Fui a Lisboa, entre outros assuntos, para
almoçar com a Conceição com quem aprazei ontem pelo telefone um almoço, a que
se devia juntar também o Simão. Ela falou a desmarcar porque lhe tinha caído um
espelho nos calcanhares (sic) e não podia caminhar; ele porque sentia-se
indisposto do estômago. Bom. Estando na Baixa, subi à Brasileira a espreitar os
meus amigos artistas que estavam em força nas suas mesas habituais. Hoje não
faltou ninguém à marcação do ponto. Vem um de Sintra (Gordilho), outro das
Olaias (António Carmo), um terceiro aqui de Palmela (não me recordo o nome),
dois moram no Chiado (Virgílio Domingues e outro que não sei o nome), um da
Damaia (António Segurado) e mais alguém que por ali aparece intermitentemente
como eu. Fazem isto há anos e antes o grupo ocupava meio café. Eram quase todos
pintores e escultores. Hoje está circunscrito a meia dúzia de mesas. A reinação,
essa, é sempre a mesma, a má-língua refinou e ficou mais afiada com a idade.

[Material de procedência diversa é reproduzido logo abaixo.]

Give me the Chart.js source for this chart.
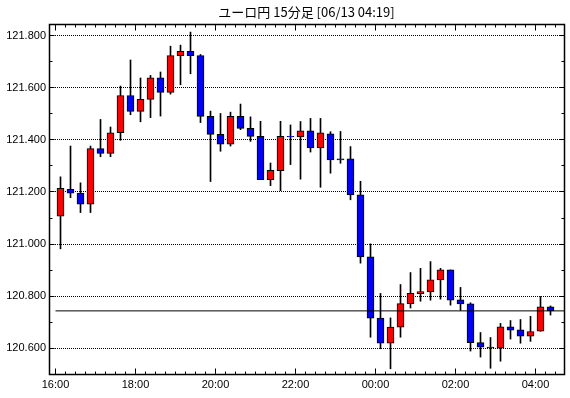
<!DOCTYPE html>
<html>
<head>
<meta charset="utf-8">
<script src="https://cdn.jsdelivr.net/npm/chart.js@4"></script>
<style>
  html, body { margin: 0; padding: 0; background: #fff; }
  #wrap { width: 570px; height: 398px; }
</style>
</head>
<body>
<div id="wrap"><canvas id="candle-chart" width="570" height="398"></canvas></div>
<script>
// 15 minute candles from 16:00 to 04:15
const opens = [
  121.107, 121.210, 121.196, 121.153, 121.366, 121.348, 121.427, 121.570, 121.509, 121.555,
  121.638, 121.582, 121.723, 121.739, 121.723, 121.490, 121.421, 121.383, 121.490, 121.444,
  121.413, 121.247, 121.282, 121.413, 121.411, 121.434, 121.369, 121.423, 121.327, 121.327,
  121.189, 120.951, 120.716, 120.620, 120.682, 120.772, 120.810, 120.817, 120.863, 120.901,
  120.786, 120.771, 120.622, 120.605, 120.601, 120.683, 120.671, 120.647, 120.666, 120.760
];
const highs = [
  121.258, 121.376, 121.235, 121.376, 121.478, 121.449, 121.606, 121.706, 121.637, 121.647,
  121.660, 121.759, 121.763, 121.813, 121.727, 121.510, 121.501, 121.506, 121.537, 121.488,
  121.471, 121.311, 121.471, 121.457, 121.470, 121.482, 121.482, 121.431, 121.432, 121.374,
  121.241, 121.001, 120.811, 120.717, 120.845, 120.891, 120.907, 120.933, 120.907, 120.901,
  120.834, 120.775, 120.661, 120.642, 120.696, 120.707, 120.711, 120.723, 120.799, 120.763
];
const lows = [
  120.982, 121.178, 121.121, 121.121, 121.335, 121.335, 121.398, 121.496, 121.469, 121.485,
  121.491, 121.575, 121.611, 121.653, 121.466, 121.240, 121.356, 121.376, 121.439, 121.394,
  121.247, 121.224, 121.205, 121.305, 121.249, 121.353, 121.218, 121.272, 121.310, 121.170,
  120.927, 120.643, 120.599, 120.522, 120.643, 120.755, 120.781, 120.785, 120.789, 120.766,
  120.746, 120.590, 120.567, 120.524, 120.551, 120.636, 120.620, 120.627, 120.666, 120.728
];
const closes = [
  121.214, 121.195, 121.153, 121.366, 121.348, 121.427, 121.570, 121.509, 121.555, 121.638,
  121.582, 121.723, 121.739, 121.723, 121.490, 121.421, 121.383, 121.490, 121.444, 121.413,
  121.247, 121.283, 121.413, 121.411, 121.434, 121.369, 121.427, 121.323, 121.323, 121.189,
  120.951, 120.716, 120.620, 120.682, 120.772, 120.811, 120.818, 120.863, 120.901, 120.785,
  120.771, 120.622, 120.605, 120.602, 120.683, 120.670, 120.647, 120.665, 120.760, 120.744
];
const timeLabels = ['16:00', '18:00', '20:00', '22:00', '00:00', '02:00', '04:00'];
const priceTicks = [120.6, 120.8, 121.0, 121.2, 121.4, 121.6, 121.8];

const canvas = document.getElementById('candle-chart');
const SLOTS_PER_LABEL = 8;
const UP = '#ff0000';
const DOWN = '#0000ff';
const lastPrice = closes[closes.length - 1];

const bodies = opens.map((o, i) => ({ x: i + 0.5, y: [o, closes[i]] }));
const wicks = lows.map((l, i) => ({ x: i + 0.5, y: [l, highs[i]] }));

// dotted grid, frame and tick marks drawn on the library scales
const framePlugin = {
  id: 'frame',
  beforeDatasetsDraw(chart) {
    const { ctx, chartArea: a, scales } = chart;
    ctx.save();
    ctx.strokeStyle = '#000';
    ctx.lineWidth = 1;
    ctx.setLineDash([1, 1]);
    priceTicks.forEach(v => {
      const py = Math.floor(scales.y.getPixelForValue(v)) + 0.5;
      ctx.beginPath();
      ctx.moveTo(a.left, py);
      ctx.lineTo(a.right, py);
      ctx.stroke();
    });
    ctx.restore();
  },
  afterDatasetsDraw(chart) {
    const { ctx, chartArea: a, scales } = chart;
    const l = a.left + 0.5, r = a.right + 0.5, t = a.top + 0.5, b = a.bottom + 0.5;
    ctx.save();
    ctx.strokeStyle = '#000';
    ctx.lineWidth = 1;
    ctx.beginPath();
    for (let s = 0; s <= opens.length; s++) {
      const px = Math.floor(scales.x.getPixelForValue(s)) + 0.5;
      const len = s % SLOTS_PER_LABEL === 0 ? 6 : 3;
      ctx.moveTo(px, b); ctx.lineTo(px, b - len);
      ctx.moveTo(px, t); ctx.lineTo(px, t + len);
    }
    for (let k = 1; k <= 13; k++) {
      const py = Math.floor(scales.y.getPixelForValue(120.5 + k * 0.1)) + 0.5;
      const len = k % 2 === 1 ? 5 : 3;
      ctx.moveTo(l, py); ctx.lineTo(l + len, py);
      ctx.moveTo(r, py); ctx.lineTo(r - len, py);
    }
    ctx.stroke();
    ctx.lineWidth = 1.5;
    ctx.strokeRect(l, t, r - l, b - t);
    ctx.restore();
  }
};

new Chart(canvas, {
  type: 'bar',
  data: {
    datasets: [
      {
        type: 'line',
        data: [{ x: 0, y: lastPrice }, { x: 50.85, y: lastPrice }],
        borderColor: '#000',
        borderWidth: 1,
        pointRadius: 0,
        order: 0
      },
      {
        data: bodies,
        grouped: false,
        barThickness: 7,
        backgroundColor: ctx => (closes[ctx.dataIndex] >= opens[ctx.dataIndex] ? UP : DOWN),
        borderColor: '#000',
        borderWidth: 1,
        borderSkipped: false,
        order: 1
      },
      {
        data: wicks,
        grouped: false,
        barThickness: 1,
        backgroundColor: '#000',
        borderWidth: 0,
        order: 2
      }
    ]
  },
  options: {
    responsive: false,
    animation: false,
    layout: { padding: { left: 0, right: 6, top: 0, bottom: 0 } },
    plugins: {
      legend: { display: false },
      tooltip: { enabled: false },
      title: {
        display: true,
        fullSize: false,
        text: 'ユーロ円 15分足 [06/13 04:19]',
        color: '#000',
        font: { family: "'Noto Sans CJK JP', sans-serif", size: 13, weight: 'normal' },
        padding: { top: 4, bottom: 4.4 }
      }
    },
    scales: {
      x: {
        type: 'linear',
        min: -0.65,
        max: 50.85,
        offset: false,
        grid: { display: false, drawTicks: false },
        border: { display: false },
        afterBuildTicks: scale => {
          scale.ticks = timeLabels.map((_, i) => ({ value: i * SLOTS_PER_LABEL }));
        },
        afterFit: scale => { scale.height = 24; },
        ticks: {
          padding: 4,
          maxRotation: 0,
          autoSkip: false,
          color: '#000',
          font: { family: "'Liberation Sans', sans-serif", size: 11 },
          callback: v => timeLabels[Math.round(v / SLOTS_PER_LABEL)]
        }
      },
      y: {
        min: 120.502,
        max: 121.844,
        grid: { display: false, drawTicks: false },
        border: { display: false },
        afterBuildTicks: scale => {
          scale.ticks = priceTicks.map(v => ({ value: v }));
        },
        afterFit: scale => { scale.width = 49; },
        ticks: {
          padding: 3,
          color: '#000',
          font: { family: "'Liberation Sans', sans-serif", size: 11 },
          callback: v => v.toFixed(3)
        }
      }
    }
  },
  plugins: [framePlugin]
});
</script>
</body>
</html>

Gordilho contou que viu na televisão uma entrevista a Julio Iglesias. A
entrevistadora formatada num disco rígido fora de moda, endeusava o artista
espanhol: “Você é um homem mundialmente conhecido, casado com uma mulher
lindíssima, tem uns filhos célebres, é rico, tem uma casa de sonho, elegância
invejável para a idade”. Iglesias deixou-a falar e depois calmamente
desconstrói a boneco que ela tinha criado: “Olhe para estar aqui a falar
consigo tive que levar duas injecções nas costas esta manhã, de contrário não
me tinha direito; tenho orgulho nos meus filhos é um facto, mas quando me vejo
ao espelho observo um homem velho de 71 anos com um corpo desconjuntado; a
circunstância que citou de eu dançar em palco com a mão na barriga veio de uma
vez que estava cheio de dores de estômago e tive de me massajar para continuar
em palco, o público, ignorando a razão, gostou e eu a partir daí adoptei esse
trejeito, quanto à elegância é só em palco. No dia-a-dia ando com um fato de
treino, viajo com ele, e só me visto no hotel para o espectáculo. Sou uma
pessoa como qualquer outra. Vê aquele rodapé da parede acolchoado, fui eu que
fiz para defender os meus netos de se magoarem.” Gordilho não disse com que
cara ficou a mademoisela ante a inteligência e saber humano do artista.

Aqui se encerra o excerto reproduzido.